── Recorded data
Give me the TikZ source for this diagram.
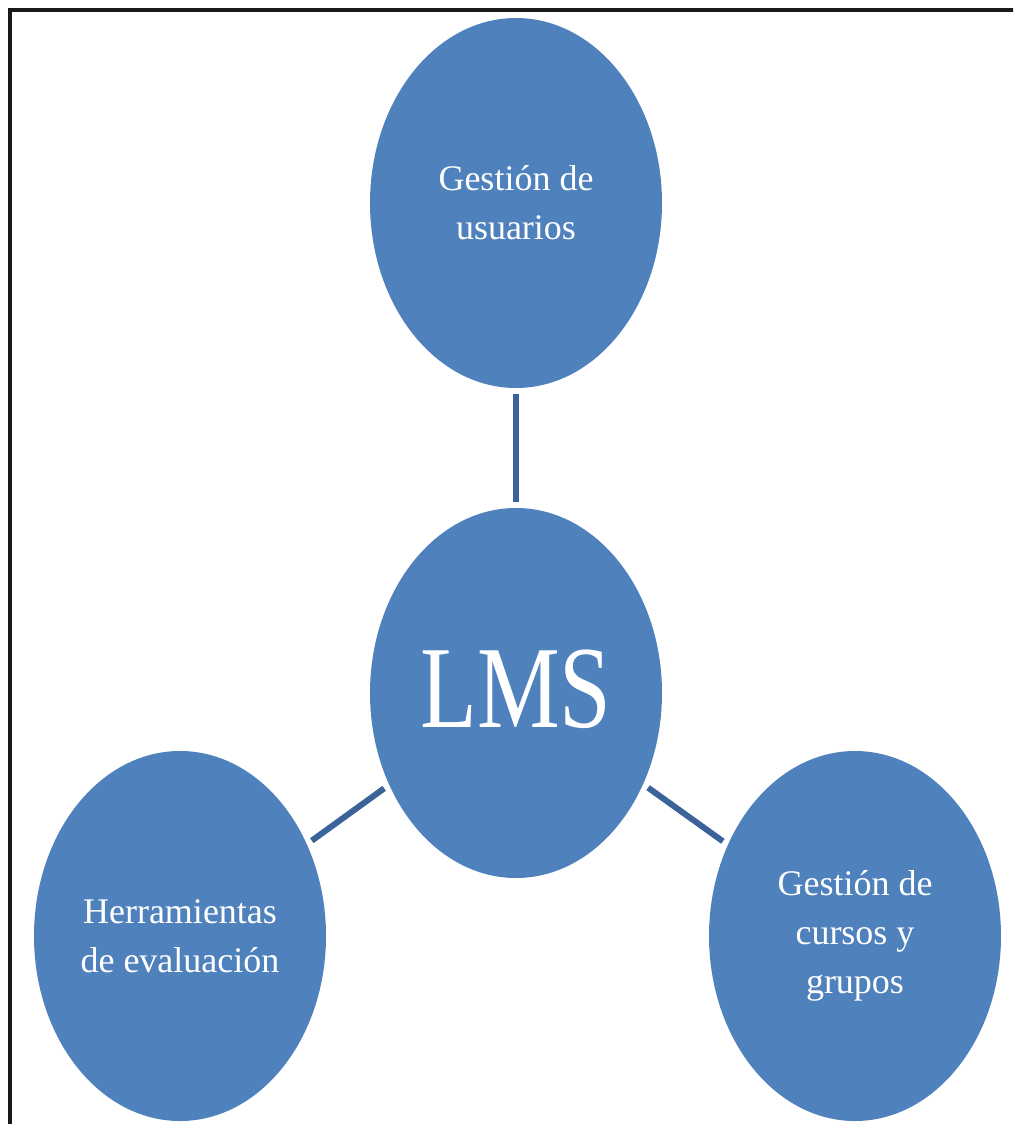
\documentclass[tikz,border=0pt]{standalone}
\usepackage{fontspec}
\setmainfont{Liberation Serif}
\usetikzlibrary{shapes.geometric}
\definecolor{bubble}{HTML}{4F81BD}
\definecolor{link}{HTML}{3B6399}
\tikzset{
  bubblenode/.style={ellipse, fill=bubble, draw=none, minimum width=292pt, minimum height=370pt, inner sep=0pt,
    text=white, align=center, font=\fontsize{36}{49}\selectfont},
  linkline/.style={draw=link, line width=6pt, shorten <=6pt, shorten >=6pt}
}
\begin{document}
\begin{tikzpicture}[x=1pt,y=-1pt]
\useasboundingbox (0,0) rectangle (1013,1124);
\begin{scope}
\clip (0,0) rectangle (1013,1124);
\draw[line width=3.5pt, black!90] (10,10) rectangle (1040,1150);
\end{scope}
\node[bubblenode] (top) at (516,203) {Gestión de\\usuarios};
\node[bubblenode, font=\fontsize{93}{100}\selectfont] (lms) at (516,693) {\raisebox{9pt}{\scalebox{1}[1.26]{LMS}}};
\node[bubblenode] (left) at (180,936) {Herramientas\\de evaluación};
\node[bubblenode] (right) at (855,936) {Gestión de\\cursos y\\grupos};
\draw[linkline] (top) -- (lms);
\draw[linkline] (lms) -- (left);
\draw[linkline] (lms) -- (right);
\end{tikzpicture}
\end{document}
────
- Problem to work on -
Transcribe the material exactly, leaving every picture out.

- Complete output -
Give me the TikZ source for this diagram.
\documentclass[tikz,border=0pt]{standalone}
\usepackage{fontspec}
\setmainfont{Liberation Serif}
\usetikzlibrary{shapes.geometric}
\definecolor{bubble}{HTML}{4F81BD}
\definecolor{link}{HTML}{3B6399}
\tikzset{
  bubblenode/.style={ellipse, fill=bubble, draw=none, minimum width=292pt, minimum height=370pt, inner sep=0pt,
    text=white, align=center, font=\fontsize{36}{49}\selectfont},
  linkline/.style={draw=link, line width=6pt, shorten <=6pt, shorten >=6pt}
}
\begin{document}
\begin{tikzpicture}[x=1pt,y=-1pt]
\useasboundingbox (0,0) rectangle (1013,1124);
\begin{scope}
\clip (0,0) rectangle (1013,1124);
\draw[line width=3.5pt, black!90] (10,10) rectangle (1040,1150);
\end{scope}
\node[bubblenode] (top) at (516,203) {Gestión de\\usuarios};
\node[bubblenode, font=\fontsize{93}{100}\selectfont] (lms) at (516,693) {\raisebox{9pt}{\scalebox{1}[1.26]{LMS}}};
\node[bubblenode] (left) at (180,936) {Herramientas\\de evaluación};
\node[bubblenode] (right) at (855,936) {Gestión de\\cursos y\\grupos};
\draw[linkline] (top) -- (lms);
\draw[linkline] (lms) -- (left);
\draw[linkline] (lms) -- (right);
\end{tikzpicture}
\end{document}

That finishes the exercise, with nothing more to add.